School of Mass Communications granted provisional accreditation

For students and faculty in the School of Mass Communications, increased assessment and stable governance could be coming soon after a national accreditation committee recommended the school be granted provisional accreditation.

Since Monday, an accrediting team has been on campus reviewing the program, a process that happens every six years. The committee then met with President Judy Genshaft and Provost Ralph Wilcox and recommended to the Accrediting Council on Education in Journalism and Mass Communications (ACEJMC) that the schools accreditation be retained but with a two-year probation based on deficiencies in governance and assessment.

One of the members of the accrediting team, Will Norton, dean and professor at the Meek School of Journalism and New Media at the University of Mississippi, said he has made it a practice to not comment, but that the teams report is merely a recommendation.

The ACEJMC Committee will consider our recommendation and then the ACEJMC Council will consider the committees report, Norton said in an email to The Oracle.

Interim Director of the School of Mass Communications Gil Thelen, who was appointed to his position last month, said the School plans to improve these problems by the end of the calendar year.

For the assessment component, Thelen said the School will improve its documentation of data and feedback from students.

We are going to take our existing feedback information, acquire more, take that combination and then put it into a formal document which will be very clear about how we go about (assessment) each semester, Thelen said.

Though Thelen said the faculty of school is supportive of his current leadership, he said the committee was concerned about the shifts in leadership over the past 30 months, which included Edward Jay Friedlander who retired in Fall 2010 and Fred Pearce who resigned last month.

They thought the changes in leadership were too rapid, and they wanted more continuity in our program, Thelen said.

Thelen sent a letter to faculty which included other comments from the accreditation report, which stated the majority of School of Mass Communications was in compliance with ACEJMC standards.
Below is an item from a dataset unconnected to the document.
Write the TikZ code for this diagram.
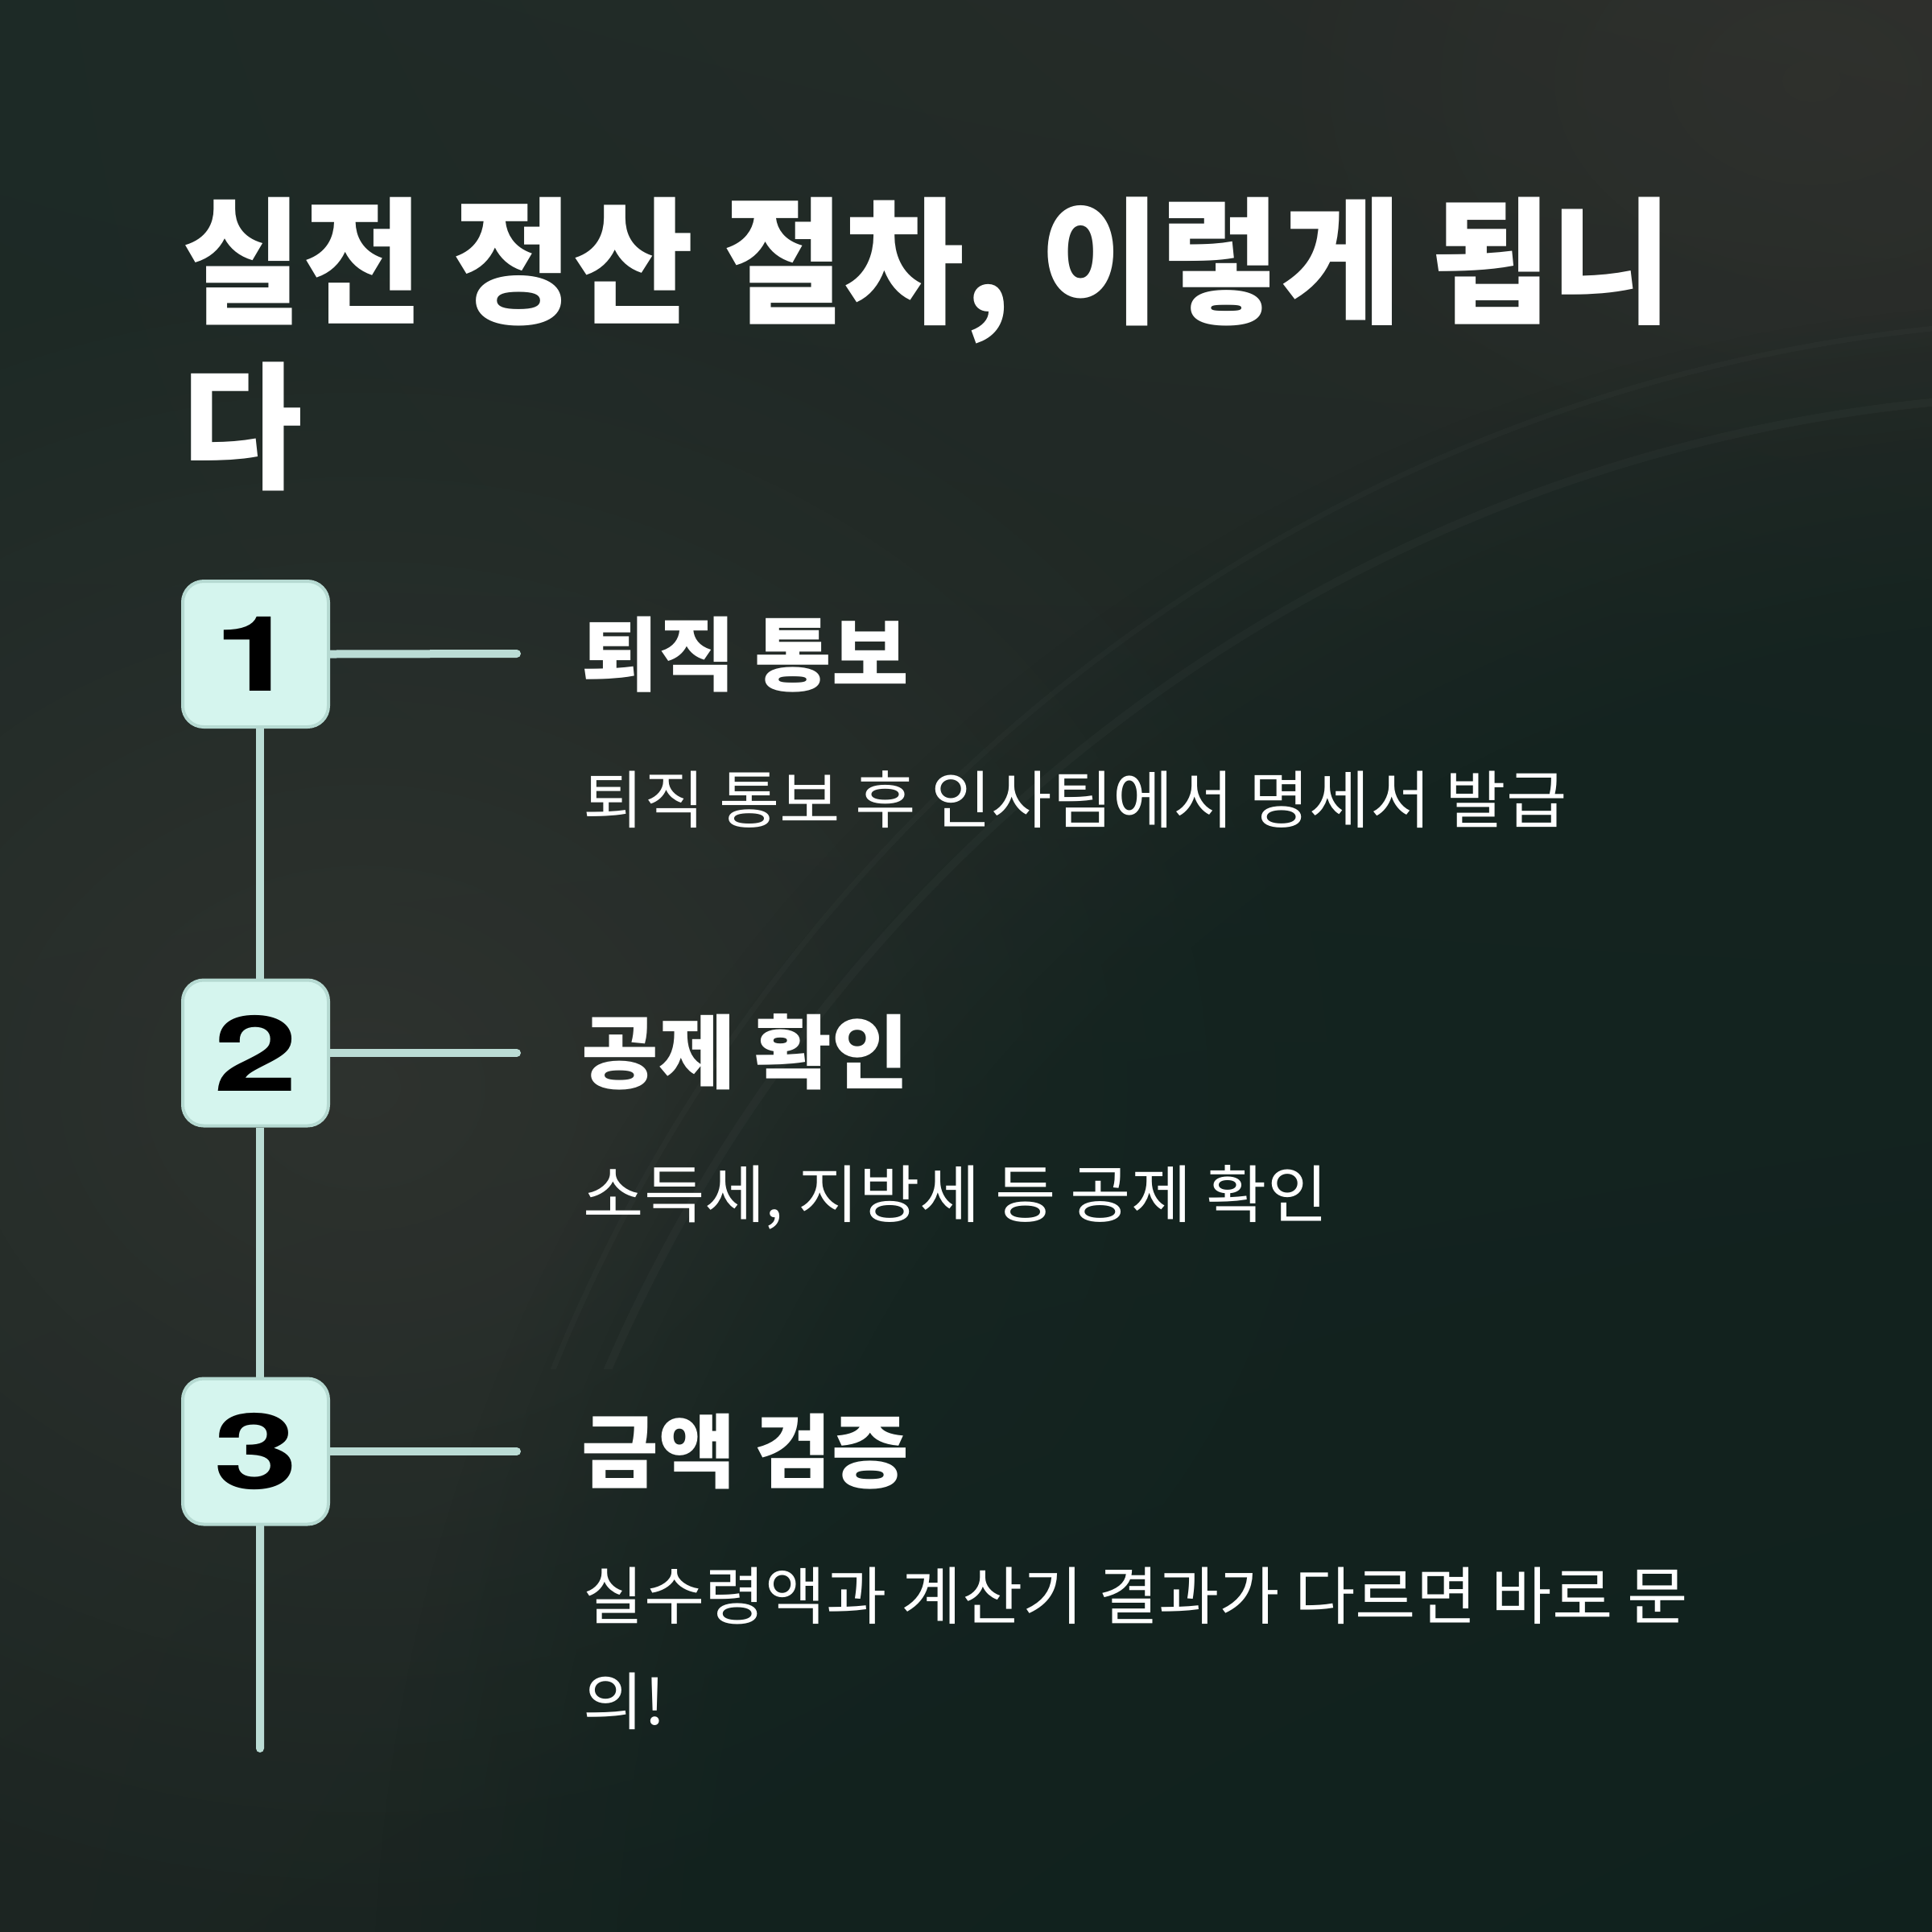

Also in the letter, were comments from the team including engaged students, fine up-to-date faculty members and complimentary remarks for the internship and Zimmerman Advertising programs.

As the school is still accredited, Thelen said students shouldnt worry about the credibility of their degrees or additional problems with employment after graduation. The final process of accreditation, which will take place later this year by the ACEJMC, still needs two more accrediting agency votes, one in March and the second in May, Thelens letter to faculty said.

Thelen, who said he sought advice from Friedlander who experienced the last accreditation process, said between the initial report from the site team and the final decision later in the year, changes in decisions are not uncommon.

There is a possibility that there will be alterations in the final decision, Thelen said.